Growth of mutants Ga3.78 and Ga3.14 in medium containing glucose and a non-PTS sugar. Cells were grown overnight in the presence of 0.1% glucose. One-milliliter aliquots of glucose-grown cells were used to inoculate 15-ml tubes containing a mixture of glucose and non-PTS sugars (lactose, galactose, and melibiose). The symbols represent the OD₆₆₀ (○) and the consumption of glucose (■), lactose (●), galactose (⧫), and melibiose (▾).

FIG. 2

Effect of glucose on lactose metabolism by growing cells. Cells were grown overnight in the presence of 0.2% lactose. A 0.75-ml aliquot was used to inoculate 15 ml of culture medium containing 0.2% lactose. When the culture reached mid-log phase, the medium was supplemented with 0.1% glucose. The symbols represent the OD₆₆₀ (○), the consumption of lactose (●), and the consumption of glucose (■).

FIG. 3

Sugar metabolism by resting cells. Cells were grown in the presence of 0.2% lactose, were harvested during the exponential phase of growth, were washed once, and were suspended in phosphate buffer at pH 7.0. Glucose and lactose (final concentrations, approximately 0.4%) were added at 0 min. The symbols represent the consumption of lactose (●) and the consumption of glucose (■).

FIG. 4

Sugar metabolism by energized resting cells. Cells were grown in the presence of 0.2% lactose, were harvested during the exponential phase of growth, were washed once, and were suspended in phosphate buffer at pH 7.0. At 0 min, approximately 0.4% lactose (panels A and C) or 0.4% glucose (panels B and D) was added. When the concentration of sugar in the medium was decreased approximately by half, glucose (panels A and C) or lactose (panels B and D) were added at a final concentration of 0.2%. The symbols represent the consumption of lactose (○) and the consumption of glucose (□).

FIG. 5

Effect of alkaline phosphatase on the modified form of Ga3.78 HPr. The modified form of HPr was purified to homogeneity from strain Ga3.78 and was incubated in the presence or absence of alkaline phosphatase for 17 h at 37°C. The proteins were separated by PAGE under native conditions that allow the separation of free HPr from phospho-HPr and the separation of HPr-1 (without N-terminal Met) from HPr-2 (with N-terminal Met). The proteins were revealed by staining with silver nitrate.
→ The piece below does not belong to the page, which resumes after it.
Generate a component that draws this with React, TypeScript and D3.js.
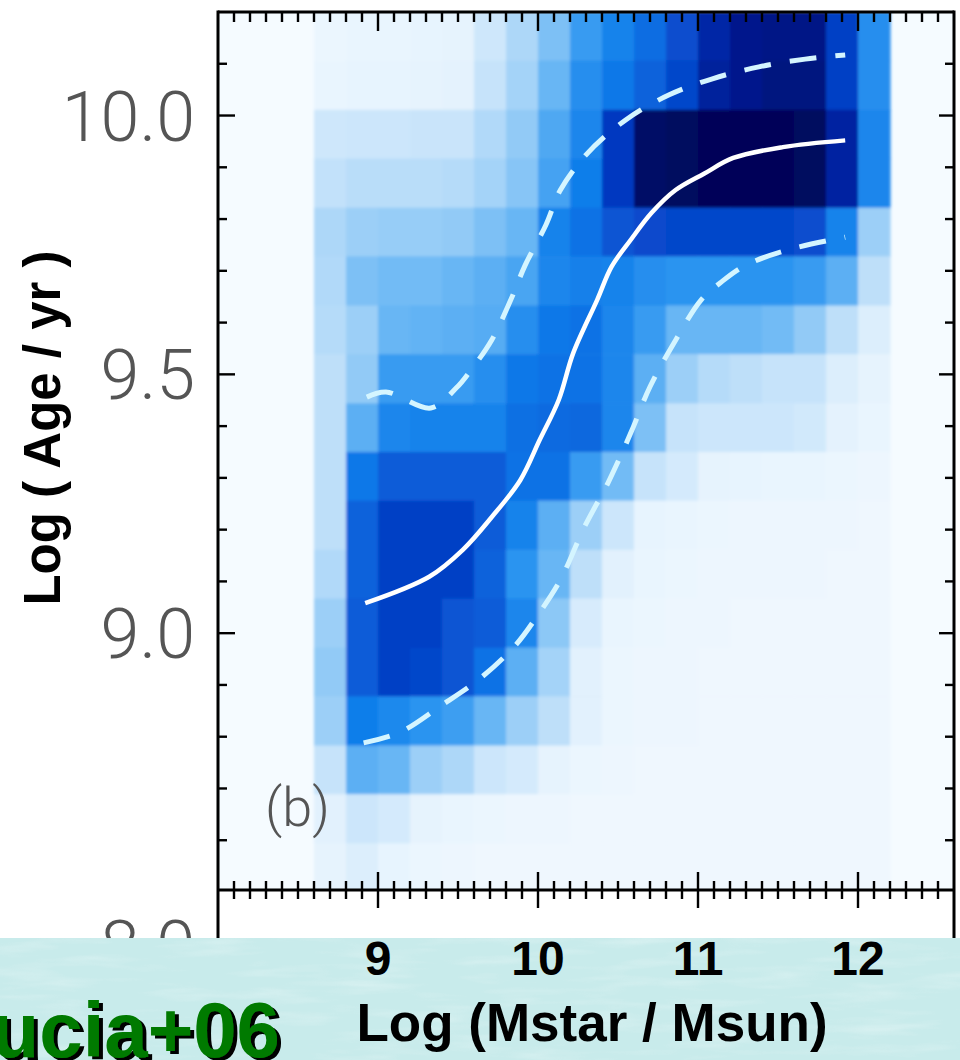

Lane 1, 8 U of alkaline phosphatase; lane 2, 1.5 μg of free Ga3.78 HPr and 8 U of alkaline phosphatase; lane 3, 1.5 μg of free Ga3.78 HPr; lane 4, 1.5 μg of purified modified HPr from mutant Ga3.78; lane 5, 2 μg of purified modified HPr from mutant Ga3.78; lane 6, 1.5 μg of purified modified HPr from mutant Ga3.78 incubated with 2 U of alkaline phosphatase; lane 7, 1.5 μg of purified modified HPr from mutant Ga3.78 incubated with 8 U of alkaline phosphatase.

FIG. 6

In vitro phosphorylation of HPr by the ATP-dependent HPr(Ser) kinase. Mutant Ga3.78 was cultured in the presence of 0.5% glucose and was harvested at mid-log phase. A membrane-free cellular extract was obtained after the cells were ruptured by grinding with alumina and differential centrifugation. Purified HPr (2 μg) from the wild-type strain (lane 1) and cellular extract (8.25 μg of proteins) from mutant Ga3.78 (lane 2) were incubated in the presence of [γ-³²P]ATP and purified recombinant S. salivarius HPr(Ser) kinase (100 ng). Proteins were then separated by SDS-PAGE, and phosphoproteins were revealed by autoradiography.

FIG. 7

Western blot analyses with anti-IIAB_H^Man. Cellular extracts containing 25 μg of protein were electrophoresed in 10% acrylamide gels by the method of Laemmli (22) and were electrophoretically transferred to a nitrocellulose membrane. Lane 1, wild-type strain; lane 2, mutant Ga3.14; lane 3, mutant Ga3.78.